Thursday, October 14, 2010

An Interview with Star Kiwi's Leo Curtis

Star Kiwi member Leo Curtis talks to Max Hart about their exciting game Space Hawk, iPhone games and the New Zealand gaming community.

As a side-scrolling space shooter you have to forgive some people for dismissing Star Kiwi’s Space Hawk as just another R-Type clone.  Yes, there is a big hulking ship (the Space Hawk), that if it dies spells game over; and yes, you have to blow up asteroids and enemy spaceships.  But what’s special is that the game is all about escorting the Space Hawk and making sure it doesn’t go BOOM by defending it with mini-ships via on-screen controls.   Outside of the gameplay, Star Kiwi promises online leaderboards very shortly as well as achievements that go beyond the typical ‘Congratulations!

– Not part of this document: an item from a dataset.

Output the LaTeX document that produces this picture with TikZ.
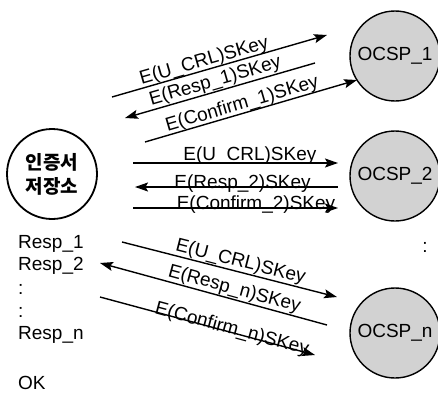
\documentclass[tikz,border=0pt]{standalone}
\usepackage{fontspec}
\setmainfont{Liberation Sans}
\newfontfamily\krfont{Noto Sans CJK KR}
\usetikzlibrary{arrows.meta,calc}
\begin{document}
\begin{tikzpicture}[x=1pt,y=-1pt,
  txt/.style={font=\fontsize{19}{22}\selectfont, inner sep=0pt},
  ocsp/.style={circle, draw, line width=1.4pt, fill=gray!35, minimum size=90pt, inner sep=0pt, font=\fontsize{19}{22}\selectfont},
  store/.style={circle, draw, line width=1.8pt, minimum size=90pt, inner sep=0pt, align=center, font=\krfont\bfseries\fontsize{19}{24}\selectfont},
  msgr/.style={line width=1.4pt, -{Stealth[length=13pt,width=9pt,inset=2.5pt]}},
  msgl/.style={line width=1.4pt, {Stealth[length=13pt,width=9pt,inset=2.5pt]}-},
  lbl/.style={sloped, anchor=base, inner sep=0pt, font=\fontsize{19}{22}\selectfont}]
\useasboundingbox (0,0) rectangle (438,396);
% nodes
\node[store] (st) at (52,174) {인증서\\저장소};
\node[ocsp] (o1) at (395,56) {OCSP\_1};
\node[ocsp] (o2) at (395,176) {OCSP\_2};
\node[ocsp] (on) at (395,333) {OCSP\_n};
\node[txt] (rdots) at (425,247) {:};
\node[txt, anchor=west] (r1) at (18,244) {Resp\_1};
\node[txt, anchor=west] (r2) at (18,266) {Resp\_2};
\node[txt, anchor=west] (c1) at (18,289) {:};
\node[txt, anchor=west] (c2) at (18,312) {:};
\node[txt, anchor=west] (rn) at (18,335) {Resp\_n};
\node[txt, anchor=west] (ok) at (18,383) {OK};
% group 1
\coordinate (a1) at (112,97);  \coordinate (b1) at (327,35);
\coordinate (a2) at (125,118); \coordinate (b2) at (315,63);
\coordinate (a3) at (145,142); \coordinate (b3) at (357,80);
\draw[msgr] (a1) -- node[lbl, pos=0.44, yshift=4pt] {E(U\_CRL)SKey} (b1);
\draw[msgl] (a2) -- node[lbl, pos=0.49, yshift=5pt] {E(Resp\_1)SKey} (b2);
\draw[msgr] (a3) -- node[lbl, pos=0.47, yshift=4pt] {E(Confirm\_1)SKey} (b3);
% group 2
\coordinate (a4) at (133,163); \coordinate (b4) at (338,163);
\coordinate (a5) at (135,187); \coordinate (b5) at (338,187);
\coordinate (a6) at (133,208); \coordinate (b6) at (338,208);
\draw[msgr] (a4) -- node[lbl, pos=0.57, yshift=3pt] {E(U\_CRL)SKey} (b4);
\draw[msgl] (a5) -- node[lbl, pos=0.53, yshift=-1pt] {E(Resp\_2)SKey} (b5);
\draw[msgr] (a6) -- node[lbl, pos=0.6, yshift=-1pt] {E(Confirm\_2)SKey} (b6);
% group n
\coordinate (a7) at (122,242); \coordinate (b7) at (337,297);
\coordinate (a8) at (100,263); \coordinate (b8) at (327,325);
\coordinate (a9) at (100,297); \coordinate (b9) at (315,355);
\draw[msgr] (a7) -- node[lbl, pos=0.54, yshift=5pt] {E(U\_CRL)SKey} (b7);
\draw[msgl] (a8) -- node[lbl, pos=0.58, yshift=5pt] {E(Resp\_n)SKey} (b8);
\draw[msgr] (a9) -- node[lbl, pos=0.61, yshift=-2pt] {E(Confirm\_n)SKey} (b9);
\end{tikzpicture}
\end{document}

You have completed the game on Hard!’, etc.  Admit it, we all love achievements.

When asked, Leo will tell you that he is a fan of games with a great difficulty curve: “anytime I’m challenged is great”, in particular he cites fighting and sports games as the best examples of this, including his all time personal favourite Fire Pro Wrestling (which his Star Kiwi colleagues mercilessly tease him about).  It seems Leo’s love of difficult games has bled through into Space Hawk itself:  upon completing the Hard difficulty Nightmare Mode is unlocked, which as one reviewer put it: “is quite literally what it says it is”.  Leo laughs when I tell him this, explaining that the mode was actually included more or less as a mistake due to a programmer inserting too many asteroids on the screen at once.  The resulting mode is a slightly toned-back version and as he points out that “to this day our best player can get three quarters of the way but has never finished it”.  As to whether anyone can actually survive long enough to complete the game on Nightmare, Leo doesn’t have a clue, suggesting that if anyone does they would get a very special achievement.

Why make a game for the iPhone?  When I asked this question I half-expected Leo to dive into some technical mumbo-jumbo about accelerometers and particle effects leaving me to stare at a wall for a bit.  Admittedly, he did touch on this but there was a much more simple reason behind the decision.  StarKiwi CEO Ryan Thatcher had become hooked by the iPhone game Air Traffic Controller and was astounded that such a simple game could become so addicting...oh and also sell four million units in a year.  So along came the simple thought of ‘You know what?  I reckon I could do better’, kicking off the Space Hawk process.

While Space Hawk was a plan bursting with ambition, Star Kiwi found themselves without a coder – a somewhat essential part of any game development company – thankfully, the Game Developers Meetup solved this issue.  A once a month meeting off Queen Street, the Game Developers Meetup serves not only as a forum for avid local developers to discuss their projects, but also provides an opportunity to network and find work.  The latter part comes along in the form of a section affectionately called ‘Desperately Seeking’, where anyone can put their hand up to say “Hey I’m working on a project I need a programmer/artist/coder”.  Star Kiwi stepped up to the plate and gave a little spiel requesting a coder and came across the answer to their prayers – a.k.a. Matthew Gatlang: “He was able to fix little issues that we had just over night and suddenly we could see this game coming full circle”.  Star Kiwi had a team.

But what about the funds?  The big boss man Thatcher had some, but that alone would not be enough.  So the Star Kiwi crew got on the wire and began approaching potential investors.  What followed was a somewhat tiresome process, says Leo: “First of all they didn’t understand that it was a game, they kept on saying ‘Why are you building another app? Everyone builds apps,’”.  The frustrating issue was that people did not realise that there were people in New Zealand who knew how to make games that could be sold all over the world.  Leo eventually got the message through that people like to have a game with them, whether it’s Solitaire on their computer or Tetris on their phone – making it an almost universal appreciation. 

With a bit of budgeting and some good ol’ fashioned Kiwi hard work Space Hawk was released, and subsequently people began to see that New Zealanders actually making games was a reality.  After Space Hawk’s release interest in the company sky-rocketed: Star Kiwi began to get numerous phone calls from people saying “Hey I have an idea for a game, I have this much money, can you make it for me?”.  So have they taken up these offers?  Leo was pretty mum to discuss this but he did confirm that due to Space Hawke’s success its sequel is currently in the works while at the same time another IP aimed at a broader audience is slated for a February 2011 release.

Whether you want to prove Leo wrong and earn that achievement Nightmare Mode achievement or just want to play Star Kiwi’s much-touted Space Hawk, the good news is that it’s available right now on the iTunes App Store for just $1.29.  For what is essentially loose change you could have this on your iPhone provided it’s 3GS or 4G (sorry 3G iPhone users, the 3D effects will kick your phone to the curb).  Space Hawk is also about to be released for those lucky punters with iPads too, so watch this space!